Pool equipment enclosures work similarly. The goal is blocking the visual without trapping heat or blocking service access. A three-sided panel enclosure with an open or lattice top is usually the right call.
Fence + Landscaping: When the Two Work Together
We didn’t want the fence to be the only thing doing the work. A fence by itself can look stark, especially when it’s new. Landscaping along the fence line changes everything.
A few combinations we either used or seriously considered:
Climbing plants on lattice tops. We added a 1-foot lattice extension to the top of our patio fence panels and planted climbing hydrangea on one corner.
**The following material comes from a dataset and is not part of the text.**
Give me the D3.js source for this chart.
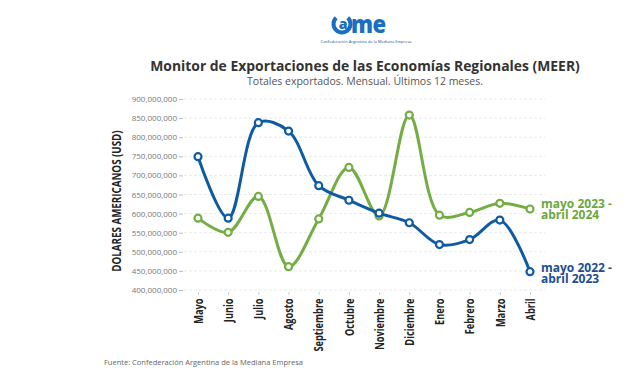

It’ll take a couple seasons to fill in, but it already softens the look. Clematis and wisteria are faster growers if you want quicker results — just know wisteria gets aggressive.
Garden beds along the fence line. We put a narrow raised bed along the back fence — about 18 inches deep — planted with ornamental grasses and black-eyed Susans. The plants don’t replace the privacy the fence provides, but they create a layered look that feels intentional rather than institutional.
Hedge and fence pairings. If you’re willing to play the long game, planting arborvitae or boxwood in front of a fence gives you living privacy that grows taller over time. We saw this in our neighbors’ yard and it looks great. The fence provides immediate privacy; the hedge eventually takes over the job and adds texture.
The combination approach also helps with noise. A solid fence reflects some sound, but a dense planting in front absorbs it. We’re right off a busy road in the back, and the fence-plus-grasses combo made a noticeable difference.